[Plotting code records]
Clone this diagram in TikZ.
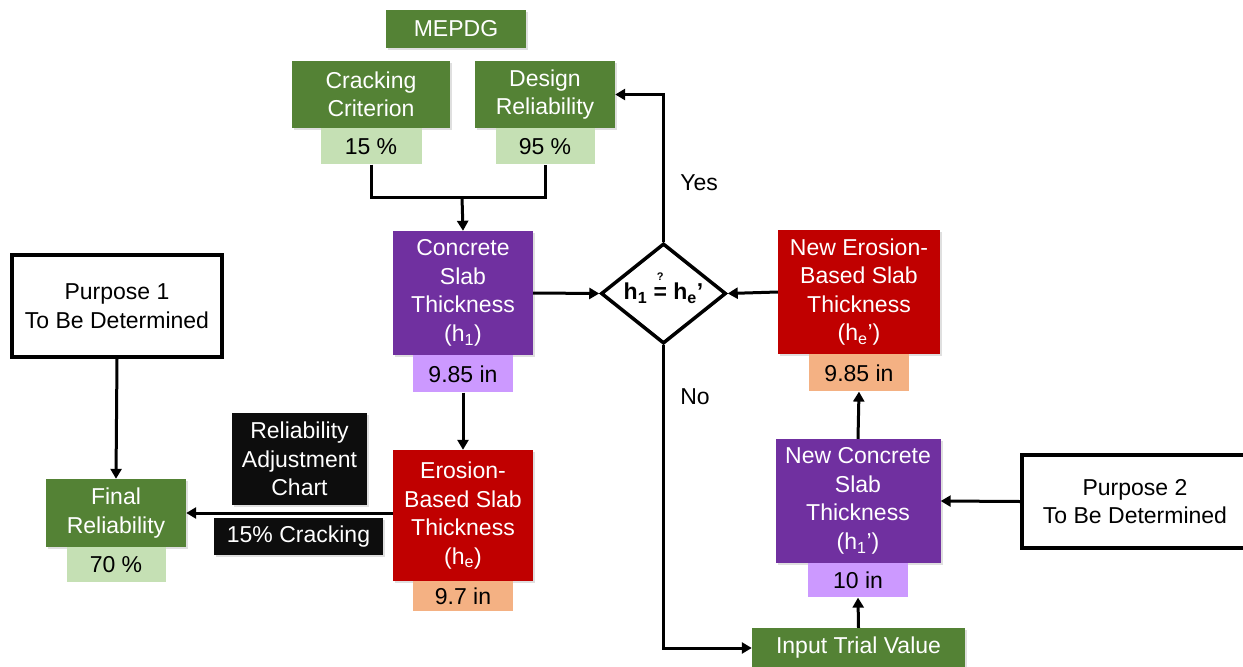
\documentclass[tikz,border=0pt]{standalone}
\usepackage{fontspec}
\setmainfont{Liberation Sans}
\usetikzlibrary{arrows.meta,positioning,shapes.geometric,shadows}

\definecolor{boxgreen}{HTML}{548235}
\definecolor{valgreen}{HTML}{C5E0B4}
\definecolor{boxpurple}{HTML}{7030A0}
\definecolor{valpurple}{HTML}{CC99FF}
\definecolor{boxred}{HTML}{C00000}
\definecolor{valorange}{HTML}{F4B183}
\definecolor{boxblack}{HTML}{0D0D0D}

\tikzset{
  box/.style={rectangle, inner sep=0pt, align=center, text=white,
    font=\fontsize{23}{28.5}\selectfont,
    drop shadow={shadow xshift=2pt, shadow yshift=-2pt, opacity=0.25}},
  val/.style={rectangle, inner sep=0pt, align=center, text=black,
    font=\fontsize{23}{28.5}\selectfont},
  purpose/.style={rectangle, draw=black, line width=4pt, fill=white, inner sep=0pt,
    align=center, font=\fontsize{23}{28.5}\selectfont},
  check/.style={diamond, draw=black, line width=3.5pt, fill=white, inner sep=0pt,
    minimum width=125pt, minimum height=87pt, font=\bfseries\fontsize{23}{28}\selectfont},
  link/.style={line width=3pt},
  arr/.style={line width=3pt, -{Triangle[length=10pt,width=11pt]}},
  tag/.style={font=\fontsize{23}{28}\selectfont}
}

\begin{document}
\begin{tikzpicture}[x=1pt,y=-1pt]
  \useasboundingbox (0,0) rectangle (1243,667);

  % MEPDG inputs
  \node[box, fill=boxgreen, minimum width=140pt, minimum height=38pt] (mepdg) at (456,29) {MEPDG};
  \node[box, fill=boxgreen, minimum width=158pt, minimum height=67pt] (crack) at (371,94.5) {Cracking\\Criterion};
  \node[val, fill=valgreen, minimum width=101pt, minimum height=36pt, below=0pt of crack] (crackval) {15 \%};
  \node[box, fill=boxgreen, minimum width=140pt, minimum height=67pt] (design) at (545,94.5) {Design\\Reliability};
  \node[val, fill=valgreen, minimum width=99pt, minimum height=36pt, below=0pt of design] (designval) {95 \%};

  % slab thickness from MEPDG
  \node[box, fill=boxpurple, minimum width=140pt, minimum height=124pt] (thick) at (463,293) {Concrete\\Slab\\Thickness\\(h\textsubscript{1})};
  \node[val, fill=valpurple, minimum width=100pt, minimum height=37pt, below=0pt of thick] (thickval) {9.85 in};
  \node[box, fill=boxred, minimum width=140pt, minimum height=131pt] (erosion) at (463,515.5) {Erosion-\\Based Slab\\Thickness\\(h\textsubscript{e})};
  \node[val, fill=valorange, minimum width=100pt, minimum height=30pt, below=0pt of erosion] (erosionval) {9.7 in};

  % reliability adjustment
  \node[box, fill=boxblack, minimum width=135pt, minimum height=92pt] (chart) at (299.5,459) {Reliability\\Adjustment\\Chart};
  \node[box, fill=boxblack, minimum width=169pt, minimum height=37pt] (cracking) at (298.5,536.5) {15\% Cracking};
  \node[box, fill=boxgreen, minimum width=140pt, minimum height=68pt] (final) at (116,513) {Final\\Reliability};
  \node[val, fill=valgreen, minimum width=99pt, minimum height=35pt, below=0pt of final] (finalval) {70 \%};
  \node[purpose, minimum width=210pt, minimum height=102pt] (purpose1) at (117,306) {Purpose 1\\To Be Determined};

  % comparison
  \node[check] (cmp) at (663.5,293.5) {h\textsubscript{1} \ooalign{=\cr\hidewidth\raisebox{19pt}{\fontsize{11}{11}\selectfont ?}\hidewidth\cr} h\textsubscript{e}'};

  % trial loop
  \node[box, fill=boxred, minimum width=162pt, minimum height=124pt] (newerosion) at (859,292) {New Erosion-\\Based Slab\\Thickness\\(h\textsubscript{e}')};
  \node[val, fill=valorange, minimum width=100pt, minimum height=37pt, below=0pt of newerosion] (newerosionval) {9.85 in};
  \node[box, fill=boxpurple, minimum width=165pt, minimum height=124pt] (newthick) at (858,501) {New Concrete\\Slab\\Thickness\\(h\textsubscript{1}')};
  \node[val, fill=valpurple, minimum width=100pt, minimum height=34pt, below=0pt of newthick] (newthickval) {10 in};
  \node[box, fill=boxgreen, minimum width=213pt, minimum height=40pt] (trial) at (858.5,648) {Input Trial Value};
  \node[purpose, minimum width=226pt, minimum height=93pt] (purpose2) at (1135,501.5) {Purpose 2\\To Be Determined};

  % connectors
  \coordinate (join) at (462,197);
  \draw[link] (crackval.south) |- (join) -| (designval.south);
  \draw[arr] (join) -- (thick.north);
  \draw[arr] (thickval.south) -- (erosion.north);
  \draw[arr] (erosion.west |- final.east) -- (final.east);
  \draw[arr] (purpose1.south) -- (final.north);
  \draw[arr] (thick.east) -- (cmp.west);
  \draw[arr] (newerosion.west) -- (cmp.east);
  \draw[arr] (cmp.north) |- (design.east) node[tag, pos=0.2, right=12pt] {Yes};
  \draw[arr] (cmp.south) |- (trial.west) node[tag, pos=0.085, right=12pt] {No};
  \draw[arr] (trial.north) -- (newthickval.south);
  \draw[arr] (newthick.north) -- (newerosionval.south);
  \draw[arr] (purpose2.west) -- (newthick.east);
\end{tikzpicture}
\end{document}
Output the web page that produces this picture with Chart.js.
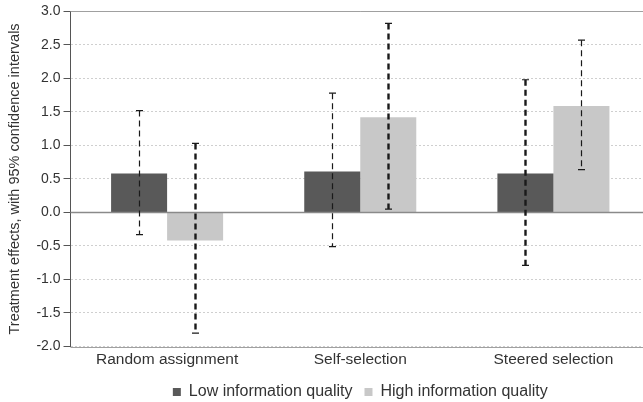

■ **Goal**
Repeat each entry exactly as it appears; skip any picture.

■ **Output of the task**
Clone this diagram in TikZ.
\documentclass[tikz,border=0pt]{standalone}
\usepackage{fontspec}
\setmainfont{Liberation Sans}
\usetikzlibrary{arrows.meta,positioning,shapes.geometric,shadows}

\definecolor{boxgreen}{HTML}{548235}
\definecolor{valgreen}{HTML}{C5E0B4}
\definecolor{boxpurple}{HTML}{7030A0}
\definecolor{valpurple}{HTML}{CC99FF}
\definecolor{boxred}{HTML}{C00000}
\definecolor{valorange}{HTML}{F4B183}
\definecolor{boxblack}{HTML}{0D0D0D}

\tikzset{
  box/.style={rectangle, inner sep=0pt, align=center, text=white,
    font=\fontsize{23}{28.5}\selectfont,
    drop shadow={shadow xshift=2pt, shadow yshift=-2pt, opacity=0.25}},
  val/.style={rectangle, inner sep=0pt, align=center, text=black,
    font=\fontsize{23}{28.5}\selectfont},
  purpose/.style={rectangle, draw=black, line width=4pt, fill=white, inner sep=0pt,
    align=center, font=\fontsize{23}{28.5}\selectfont},
  check/.style={diamond, draw=black, line width=3.5pt, fill=white, inner sep=0pt,
    minimum width=125pt, minimum height=87pt, font=\bfseries\fontsize{23}{28}\selectfont},
  link/.style={line width=3pt},
  arr/.style={line width=3pt, -{Triangle[length=10pt,width=11pt]}},
  tag/.style={font=\fontsize{23}{28}\selectfont}
}

\begin{document}
\begin{tikzpicture}[x=1pt,y=-1pt]
  \useasboundingbox (0,0) rectangle (1243,667);

  % MEPDG inputs
  \node[box, fill=boxgreen, minimum width=140pt, minimum height=38pt] (mepdg) at (456,29) {MEPDG};
  \node[box, fill=boxgreen, minimum width=158pt, minimum height=67pt] (crack) at (371,94.5) {Cracking\\Criterion};
  \node[val, fill=valgreen, minimum width=101pt, minimum height=36pt, below=0pt of crack] (crackval) {15 \%};
  \node[box, fill=boxgreen, minimum width=140pt, minimum height=67pt] (design) at (545,94.5) {Design\\Reliability};
  \node[val, fill=valgreen, minimum width=99pt, minimum height=36pt, below=0pt of design] (designval) {95 \%};

  % slab thickness from MEPDG
  \node[box, fill=boxpurple, minimum width=140pt, minimum height=124pt] (thick) at (463,293) {Concrete\\Slab\\Thickness\\(h\textsubscript{1})};
  \node[val, fill=valpurple, minimum width=100pt, minimum height=37pt, below=0pt of thick] (thickval) {9.85 in};
  \node[box, fill=boxred, minimum width=140pt, minimum height=131pt] (erosion) at (463,515.5) {Erosion-\\Based Slab\\Thickness\\(h\textsubscript{e})};
  \node[val, fill=valorange, minimum width=100pt, minimum height=30pt, below=0pt of erosion] (erosionval) {9.7 in};

  % reliability adjustment
  \node[box, fill=boxblack, minimum width=135pt, minimum height=92pt] (chart) at (299.5,459) {Reliability\\Adjustment\\Chart};
  \node[box, fill=boxblack, minimum width=169pt, minimum height=37pt] (cracking) at (298.5,536.5) {15\% Cracking};
  \node[box, fill=boxgreen, minimum width=140pt, minimum height=68pt] (final) at (116,513) {Final\\Reliability};
  \node[val, fill=valgreen, minimum width=99pt, minimum height=35pt, below=0pt of final] (finalval) {70 \%};
  \node[purpose, minimum width=210pt, minimum height=102pt] (purpose1) at (117,306) {Purpose 1\\To Be Determined};

  % comparison
  \node[check] (cmp) at (663.5,293.5) {h\textsubscript{1} \ooalign{=\cr\hidewidth\raisebox{19pt}{\fontsize{11}{11}\selectfont ?}\hidewidth\cr} h\textsubscript{e}'};

  % trial loop
  \node[box, fill=boxred, minimum width=162pt, minimum height=124pt] (newerosion) at (859,292) {New Erosion-\\Based Slab\\Thickness\\(h\textsubscript{e}')};
  \node[val, fill=valorange, minimum width=100pt, minimum height=37pt, below=0pt of newerosion] (newerosionval) {9.85 in};
  \node[box, fill=boxpurple, minimum width=165pt, minimum height=124pt] (newthick) at (858,501) {New Concrete\\Slab\\Thickness\\(h\textsubscript{1}')};
  \node[val, fill=valpurple, minimum width=100pt, minimum height=34pt, below=0pt of newthick] (newthickval) {10 in};
  \node[box, fill=boxgreen, minimum width=213pt, minimum height=40pt] (trial) at (858.5,648) {Input Trial Value};
  \node[purpose, minimum width=226pt, minimum height=93pt] (purpose2) at (1135,501.5) {Purpose 2\\To Be Determined};

  % connectors
  \coordinate (join) at (462,197);
  \draw[link] (crackval.south) |- (join) -| (designval.south);
  \draw[arr] (join) -- (thick.north);
  \draw[arr] (thickval.south) -- (erosion.north);
  \draw[arr] (erosion.west |- final.east) -- (final.east);
  \draw[arr] (purpose1.south) -- (final.north);
  \draw[arr] (thick.east) -- (cmp.west);
  \draw[arr] (newerosion.west) -- (cmp.east);
  \draw[arr] (cmp.north) |- (design.east) node[tag, pos=0.2, right=12pt] {Yes};
  \draw[arr] (cmp.south) |- (trial.west) node[tag, pos=0.085, right=12pt] {No};
  \draw[arr] (trial.north) -- (newthickval.south);
  \draw[arr] (newthick.north) -- (newerosionval.south);
  \draw[arr] (purpose2.west) -- (newthick.east);
\end{tikzpicture}
\end{document}
Output the web page that produces this picture with Chart.js.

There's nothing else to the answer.